Leaving Neverland añade una nueva página al expediente de Michael Jackson como depredador sexual. El documental se centra en el caso de dos de las supuestas víctimas del rey del pop. Y digo supuestas con toda la propiedad, pues hasta la fecha las versiones de Wade Robson y James Safechuck no han sido validadas por un jurado.
Al no existir prueba o evidencia física, queda aceptar o no el testimonio de dos hombres que la cámara desnuda en su veracidad. Con base en sus cambios de punto de vista, sus intereses, cumplo con manifestar mi duda respecto al alegato de los protagonistas del drama.
Por tanto, la película de no ficción de la cadena HBO ha llegado para sembrar polémica, buscando arrojar luz sobre la investigación que se le ha hecho al cantante de tantos éxitos de la música mainstream.
Concedo que el largometraje profundiza en el tema durante la extensión de cuatro horas. Una duración que permite abordar la complejidad psicológica y cultural del suceso que afectó la vida de niños y adolescentes que confiaron en la imagen del ídolo de Thriller.
En tal sentido, descubrimos una lectura secreta de la historia de la industria del espectáculo. De modo que ahí el aporte del filme resulta incontestable, al revelar el sustrato pedófilo de cada hit que pegó el compositor e intérprete de Bad.
Michael Jackson fue, entonces, la cara visible de una red de corrupción de menores, cuyas ondas sonoras persuadieron y afectaron al mundo entero.
Por lo visto, el gran público compró un mito de bondad, que encubría la explotación de almas inocentes y puras.
La inquietante difusión del documental nos increpa como consumidores de un producto que aparentaba ser la puerta a un universo de fantasías sin límites, cuando en realidad envolvía una trama de pesadilla.
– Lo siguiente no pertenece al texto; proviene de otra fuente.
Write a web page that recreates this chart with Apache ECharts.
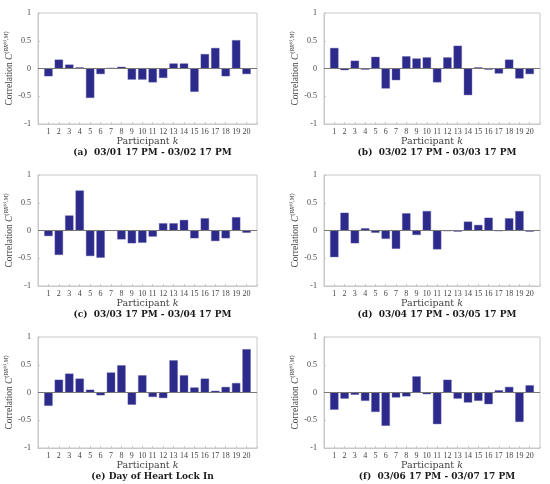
<!DOCTYPE html>
<html><head><meta charset="utf-8">
<script src="https://cdn.jsdelivr.net/npm/echarts@6/dist/echarts.min.js"></script>
<style>html,body{margin:0;padding:0;background:#fff}#c{width:550px;height:484px}</style>
</head><body><div id="c"></div>
<script>
const participants = [1,2,3,4,5,6,7,8,9,10,11,12,13,14,15,16,17,18,19,20];
const yTicks = [-1,-0.5,0,0.5,1];
const captions = [
  '(a)  03/01 17 PM - 03/02 17 PM',
  '(b)  03/02 17 PM - 03/03 17 PM',
  '(c)  03/03 17 PM - 03/04 17 PM',
  '(d)  03/04 17 PM - 03/05 17 PM',
  '(e) Day of Heart Lock In',
  '(f)  03/06 17 PM - 03/07 17 PM'
];
const corrA = [-0.14,0.16,0.07,0.02,-0.53,-0.10,0.01,0.03,-0.20,-0.20,-0.25,-0.17,0.09,0.09,-0.42,0.26,0.37,-0.14,0.51,-0.10];
const corrB = [0.37,-0.03,0.14,-0.02,0.21,-0.36,-0.21,0.22,0.18,0.20,-0.25,0.20,0.41,-0.48,0.02,-0.02,-0.09,0.16,-0.18,-0.10];
const corrC = [-0.10,-0.44,0.27,0.72,-0.46,-0.49,0,-0.16,-0.23,-0.22,-0.11,0.13,0.13,0.19,-0.14,0.22,-0.19,-0.14,0.24,-0.04];
const corrD = [-0.48,0.32,-0.23,0.04,-0.04,-0.15,-0.33,0.31,-0.08,0.35,-0.34,-0.01,-0.02,0.16,0.10,0.23,-0.01,0.22,0.35,-0.02];
const corrE = [-0.24,0.23,0.34,0.25,0.05,-0.05,0.36,0.49,-0.22,0.31,-0.08,-0.10,0.58,0.31,0.09,0.25,0.03,0.10,0.17,0.78];
const corrF = [-0.31,-0.11,-0.04,-0.15,-0.35,-0.60,-0.09,-0.07,0.29,-0.03,-0.57,0.23,-0.11,-0.18,-0.15,-0.21,0.04,0.10,-0.53,0.13];
const panels = [corrA, corrB, corrC, corrD, corrE, corrF];

const SERIF = '"Liberation Serif", "DejaVu Serif", serif';
const WIDE = '"DejaVu Serif", "Liberation Serif", serif';
const lefts = [38, 324];
const widths = [219, 216];
const tops = [13, 175, 337];
const H = 111;
const axisColor = '#c8c8c8';
const barColor = '#2c2a8a';
const txt = '#444';

const grid = [], xAxis = [], yAxis = [], series = [], title = [];
panels.forEach((vals, i) => {
  const col = i % 2, row = Math.floor(i / 2);
  grid.push({left: lefts[col], top: tops[row], width: widths[col], height: H, show: true,
    borderColor: axisColor, borderWidth: 1, backgroundColor: 'transparent'});
  xAxis.push({type: 'value', gridIndex: i, min: 0, max: 21, interval: 1,
    name: '{n|Participant }{k|k}', nameLocation: 'middle', nameGap: 11,
    nameTextStyle: {rich: {n: {fontFamily: WIDE, fontSize: 9.5, color: txt},
                           k: {fontFamily: WIDE, fontSize: 9.5, color: txt, fontStyle: 'italic'}}},
    axisLine: {show: true, onZero: false, lineStyle: {color: axisColor}},
    axisTick: {show: true, inside: true, length: 2, lineStyle: {color: axisColor}},
    splitLine: {show: false},
    axisLabel: {fontFamily: SERIF, fontSize: 8, color: txt, margin: 4,
      formatter: v => (v >= 1 && v <= 20) ? String(participants[v - 1]) : ''}
  });
  yAxis.push({type: 'value', gridIndex: i, min: -1, max: 1, interval: 0.5,
    name: '{n|Correlation }{c|C}{s|(RR}{ss|(i)}{s|,M)}', nameLocation: 'middle', nameGap: 21, nameRotate: 90,
    nameTextStyle: {rich: {
      n: {fontFamily: SERIF, fontSize: 9.5, color: txt},
      c: {fontFamily: SERIF, fontSize: 9.5, color: txt, fontStyle: 'italic'},
      s: {fontFamily: SERIF, fontSize: 6, color: txt, fontStyle: 'italic', padding: [0, 0, 7, 0]},
      ss: {fontFamily: SERIF, fontSize: 4.5, color: txt, fontStyle: 'italic', padding: [0, 0, 10, 0]}
    }},
    axisLine: {show: true, lineStyle: {color: axisColor}},
    axisTick: {show: true, inside: true, length: 2, lineStyle: {color: axisColor}},
    splitLine: {show: false},
    axisLabel: {fontFamily: SERIF, fontSize: 8, color: txt, margin: 7,
      formatter: v => { const t = yTicks.find(x => Math.abs(x - v) < 1e-9); return t === undefined ? '' : String(t); }}
  });
  series.push({type: 'bar', xAxisIndex: i, yAxisIndex: i, barWidth: 8.3,
    itemStyle: {color: barColor, borderColor: '#5a58a8', borderWidth: 0.4},
    data: vals.map((v, k) => [participants[k], v]),
    markLine: {silent: true, symbol: 'none', label: {show: false},
      lineStyle: {color: '#777', width: 1, type: 'solid'}, data: [{yAxis: 0}]},
    animation: false
  });
  title.push({text: captions[i], left: lefts[col] + widths[col] / 2, top: tops[row] + H + 19,
    textAlign: 'center',
    textStyle: {fontFamily: WIDE, fontSize: 9, fontWeight: 'bold', color: '#1a1a1a'}});
});

const chart = echarts.init(document.getElementById('c'), null, {renderer: 'canvas'});
chart.setOption({animation: false, backgroundColor: '#fff', title, grid, xAxis, yAxis, series});
</script></body></html>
Hablando de Jackson, me temo que representa al arquetipo de Cronos, el titán que mató al padre para reinar, llegando al extremo de devorar a sus hijos. Este Saturno del pop simboliza el ascenso y la caída de una forma de empaquetar el sistema de estrellas y la generación de contenidos en masa, la cual terminó lastimada y trastornada.
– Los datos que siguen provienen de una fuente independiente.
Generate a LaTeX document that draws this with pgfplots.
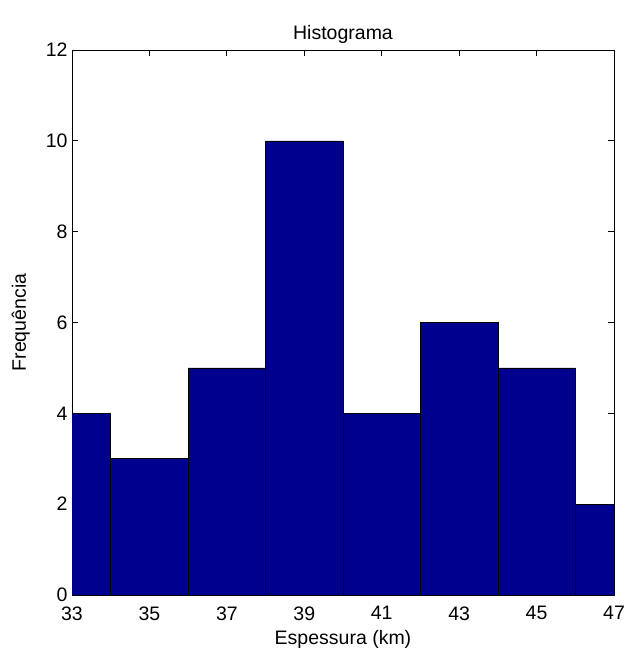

En efecto, nunca veremos con los mismos ojos a Michael Jackson y menos a los pequeños coreógrafos que siguieron sus pasos, sirviendo de influencia para lo que vendría después en las figuras de Britney Spears y NSYNC.
Verbigracia, el baile de Jazz, de movimientos hipersexualizados, cifra sus apuestas en remedar los pasos de Michael Jackson, tal como lo plantea la mejor parte de Leaving Neverland.
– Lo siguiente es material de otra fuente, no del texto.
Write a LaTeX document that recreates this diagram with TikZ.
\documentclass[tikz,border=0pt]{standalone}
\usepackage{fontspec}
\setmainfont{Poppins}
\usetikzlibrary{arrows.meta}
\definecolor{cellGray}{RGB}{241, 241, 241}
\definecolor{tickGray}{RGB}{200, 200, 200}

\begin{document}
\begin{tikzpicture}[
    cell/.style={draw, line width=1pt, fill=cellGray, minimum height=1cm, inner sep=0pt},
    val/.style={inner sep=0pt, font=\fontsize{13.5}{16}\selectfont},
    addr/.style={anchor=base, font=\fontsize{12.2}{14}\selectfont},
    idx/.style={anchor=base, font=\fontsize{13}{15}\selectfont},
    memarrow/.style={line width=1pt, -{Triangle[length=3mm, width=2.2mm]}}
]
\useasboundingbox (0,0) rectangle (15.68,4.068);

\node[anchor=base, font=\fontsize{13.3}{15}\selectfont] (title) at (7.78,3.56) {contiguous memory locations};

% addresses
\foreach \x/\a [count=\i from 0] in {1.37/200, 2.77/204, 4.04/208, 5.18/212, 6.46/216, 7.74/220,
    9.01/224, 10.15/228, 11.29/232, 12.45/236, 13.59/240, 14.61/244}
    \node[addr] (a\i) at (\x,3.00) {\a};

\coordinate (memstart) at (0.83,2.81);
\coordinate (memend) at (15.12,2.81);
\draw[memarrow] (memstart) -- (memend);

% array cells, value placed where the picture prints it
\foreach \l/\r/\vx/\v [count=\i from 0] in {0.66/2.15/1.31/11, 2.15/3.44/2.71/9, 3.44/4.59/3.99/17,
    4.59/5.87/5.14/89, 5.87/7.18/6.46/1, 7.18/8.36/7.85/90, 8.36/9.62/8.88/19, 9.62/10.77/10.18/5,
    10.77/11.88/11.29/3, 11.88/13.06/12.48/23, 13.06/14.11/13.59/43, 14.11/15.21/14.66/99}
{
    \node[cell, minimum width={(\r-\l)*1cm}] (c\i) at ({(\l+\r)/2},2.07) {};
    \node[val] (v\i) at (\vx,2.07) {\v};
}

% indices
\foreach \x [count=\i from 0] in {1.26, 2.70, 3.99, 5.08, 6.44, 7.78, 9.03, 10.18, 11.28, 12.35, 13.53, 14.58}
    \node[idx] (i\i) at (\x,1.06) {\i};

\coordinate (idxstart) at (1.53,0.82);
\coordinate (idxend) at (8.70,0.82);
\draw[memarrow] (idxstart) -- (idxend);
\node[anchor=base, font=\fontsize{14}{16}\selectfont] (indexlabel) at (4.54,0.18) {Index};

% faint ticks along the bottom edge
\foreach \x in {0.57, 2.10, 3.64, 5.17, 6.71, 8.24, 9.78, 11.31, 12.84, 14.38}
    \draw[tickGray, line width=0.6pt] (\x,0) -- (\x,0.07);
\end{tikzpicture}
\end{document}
Lo peor radica en su doble moral que redunda en las descripciones pornográficas de los que sufrieron los acosos. En pocas palabras, el documental no deja mayor margen a la imaginación, funcionando paradójicamente como un discurso audiovisual que complace la mirada de cualquier pederasta maligno. Es el problema de querer conjurar al demonio, utilizando sus mismas armas y estrategias de seducción o vampirización.
Encima, el tiempo se extiende para satisfacer el deseo vouyerista de una audiencia indiferente que antes naturalizó y ensalzó al líder. Por ende, se asiste a una suerte de terapia que pretende liberar el complejo de culpa del espectador y de toda una generación.
La película culmina en un tono de réquiem que anuncia la persistencia de la impunidad y del círculo vicioso, auspiciado por unos padres irresponsables y aprovechadores.
El discurso, aun así, carece de contrapeso, amparándose en el relato de puras fuentes parcializadas.
Por ende, Leaving Neverland resume un serio defecto de argumentación, restándole credibilidad a su denuncia. Demasiado tarde cantaron las víctimas de la conspiración. Ahora lucen como un reparto de oportunistas del llanto y la corrección política.